Getting Real With Shadra Bruce
Almost from the time your child is born, you’re aware of the ticking clock counting down to the toddler years – particularly that second birthday. You’re prepared for it. You’re ready to embrace your toddler’s new-found independence. Of course, if your child starts beating his head against the floor because he can’t get his purple stuffed barney to stand up by himself when he’s 18 months old, you might panic.
I did.
Parker just turned 18 (finally moving through the worst of the teen years – a stage closely related to the toddler years), but when he was a toddler, he had the worst temper tantrums I’d ever seen. Something would set him off, and he would literally beat his head against the floor or scream and cry. Or beat his head on the floor and scream and cry. He even managed to give himself a lovely goose egg trying to beat his head against the bar of the shopping cart while we were grocery shopping.
The new-found sense of independence (blah blah blah) aside, this was frightening. Even though I was raising Derek, Kira, and Kyle with Dave, Parker provided me with my first trip through toddlerhood. It was scary. We had to leave places (restaurants, stores, people’s homes) because he would be so loud and out of control.
In those moments, especially when sitting in the parking lot in Walmart the one day a week I had the car to do grocery shopping and wondering if we’d even be able to get out of the car and go in, I felt like a failure as a mom.
As we approached Parker’s 3rd birthday, I was still naïve enough to think that we were moving out of the danger zone. Of course, between ages 2 and 3, Parker had his first seizure (and don’t think I didn’t torture myself about that being caused by one too many head beatings against the floor before I could intervene, even though the neurologist assured me it was not).

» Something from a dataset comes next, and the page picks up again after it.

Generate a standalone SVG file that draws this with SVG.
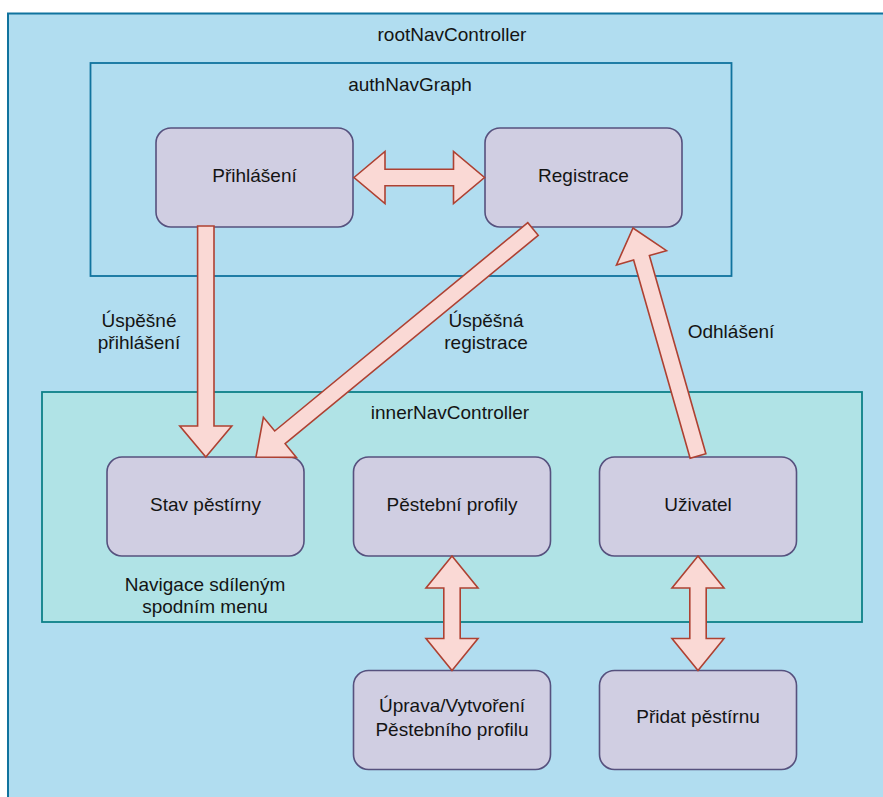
<svg xmlns="http://www.w3.org/2000/svg" width="883" height="797" viewBox="0 0 883 797">
<style>
.t{font-family:"Liberation Sans",Arial,Helvetica,sans-serif;font-size:19px;fill:#141414;text-anchor:middle}
.box{fill:#d0cee2;stroke:#56517e;stroke-width:1.6}
.arr{fill:#fad9d5;stroke:#ae4132;stroke-width:1.6;stroke-linejoin:miter}
</style>
<rect width="883" height="797" fill="#ffffff"/>
<g id="rootNavController">
<rect x="8" y="13.5" width="900" height="800" fill="#b1ddf0" stroke="#10739e" stroke-width="2"/>
<text class="t" x="452" y="41">rootNavController</text>
</g>
<g id="authNavGraph">
<rect x="90.5" y="63" width="641" height="213" fill="#b1ddf0" stroke="#10739e" stroke-width="1.8"/>
<text class="t" x="410" y="91">authNavGraph</text>
</g>
<g id="innerNavController">
<rect x="42" y="392" width="820" height="230" fill="#b0e3e6" stroke="#0e8088" stroke-width="1.8"/>
<text class="t" x="450" y="419">innerNavController</text>
<text class="t" x="205" y="591">Navigace sdíleným</text>
<text class="t" x="205" y="613">spodním menu</text>
</g>
<g id="prihlaseni">
<rect class="box" x="156" y="128" width="197" height="99" rx="15"/>
<text class="t" x="254.5" y="182">Přihlášení</text>
</g>
<g id="registrace">
<rect class="box" x="485" y="128" width="197" height="99" rx="15"/>
<text class="t" x="583.5" y="182">Registrace</text>
</g>
<g id="stav">
<rect class="box" x="107" y="457" width="197" height="99" rx="15"/>
<text class="t" x="205.5" y="511">Stav pěstírny</text>
</g>
<g id="profily">
<rect class="box" x="353.5" y="457" width="197" height="99" rx="15"/>
<text class="t" x="452" y="511">Pěstební profily</text>
</g>
<g id="uzivatel">
<rect class="box" x="599.5" y="457" width="197" height="99" rx="15"/>
<text class="t" x="698" y="511">Uživatel</text>
</g>
<g id="uprava">
<rect class="box" x="353.5" y="670.5" width="197" height="99" rx="15"/>
<text class="t" x="452" y="712">Úprava/Vytvoření</text>
<text class="t" x="452" y="736">Pěstebního profilu</text>
</g>
<g id="pridat">
<rect class="box" x="599.5" y="670.5" width="197" height="99" rx="15"/>
<text class="t" x="698" y="723">Přidat pěstírnu</text>
</g>
<g id="connectors">
<polygon class="arr" points="354,177.5 385,151.5 385,169.3 453.5,169.3 453.5,151.5 484.5,177.5 453.5,203.5 453.5,185.7 385,185.7 385,203.5"/>
<polygon class="arr" points="197.6,226 214,226 214,426 231.8,426 205.8,457 179.8,426 197.6,426"/>
<polygon class="arr" transform="translate(533,229) rotate(140.54)" points="0,-8.2 327.8,-8.2 327.8,-26 358.8,0 327.8,26 327.8,8.2 0,8.2"/>
<polygon class="arr" transform="translate(698,456) rotate(-105.91)" points="0,-8.2 206.1,-8.2 206.1,-26 237.1,0 206.1,26 206.1,8.2 0,8.2"/>
<polygon class="arr" points="452,556 478,588 460.2,588 460.2,638.5 478,638.5 452,670.5 426,638.5 443.8,638.5 443.8,588 426,588"/>
<polygon class="arr" points="698,556 724,588 706.2,588 706.2,638.5 724,638.5 698,670.5 672,638.5 689.8,638.5 689.8,588 672,588"/>
<text class="t" x="139" y="327">Úspěšné</text>
<text class="t" x="139" y="349">přihlášení</text>
<text class="t" x="486" y="327">Úspěšná</text>
<text class="t" x="486" y="349">registrace</text>
<text class="t" x="731" y="338">Odhlášení</text>
</g>
</svg>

If twos are terrible, the threes are…terrifying.
By three, not only is your toddler self-aware but has a voice and a tiny, budding sense of reason. But it is all about wanting control.
Being a control freak myself, I found ways to help Parker manage his expectations that minimized our stress, doing things like telling him 30 minutes before we were leaving the park that we’d be leaving (shortly after his first trip down the slide) and remind him every 5 minutes.
By the time Anika came along, I was a lot more confident in handling the tantrums. Anika’s tantrums were a hint at the passionate theatre to student to come…they were incredible performances.
It was hard with Parker. In addition to being my first experience with this stage of development (where are the warning labels?!), we know now that there were some things going on – sensory issues, seizure issues, and an undetected iron deficiency and an overarching undiagnosed Asperger’s syndrome – that likely impacted our ability to successfully resolve some of issues.
But a lot of it (as I’m coming to realize watching my darling daughter navigate this stage with her daughter, who will soon be 2) is simply the stage. As I listen to Hallie scream at the top of her lungs and hear Kira attempt to soothe and reason with her, I rest easy knowing she’ll survive this stage.
It’s a rite of passage for every kid – and every mom. It’s tough, and exhausting, and it can be a real blow to your ego when you can’t solve your child’s problems or appease them. It’s worse when you have to be the person who sets the boundaries so that they learn the behavior is not acceptable so that eventually they move through this stage.
I sometimes wanted to escape, but I never stopped wanting to be a mom, even when I was in tears on the phone with my own mother thinking I was a complete failure. And now I can reassure Kira that it will pass. Not as soon as she wants it too, but it will pass. I’m just not sure she’ll appreciate how similar the situation will be when Hallie turns 14 or 15.
That’s motherhood, though – and you know, now that Parker is taller than me and I can’t rock him to sleep anymore because wow, that would be so uncool Mom, I’d give anything for just one more temper tantrum that we could resolve with hugs.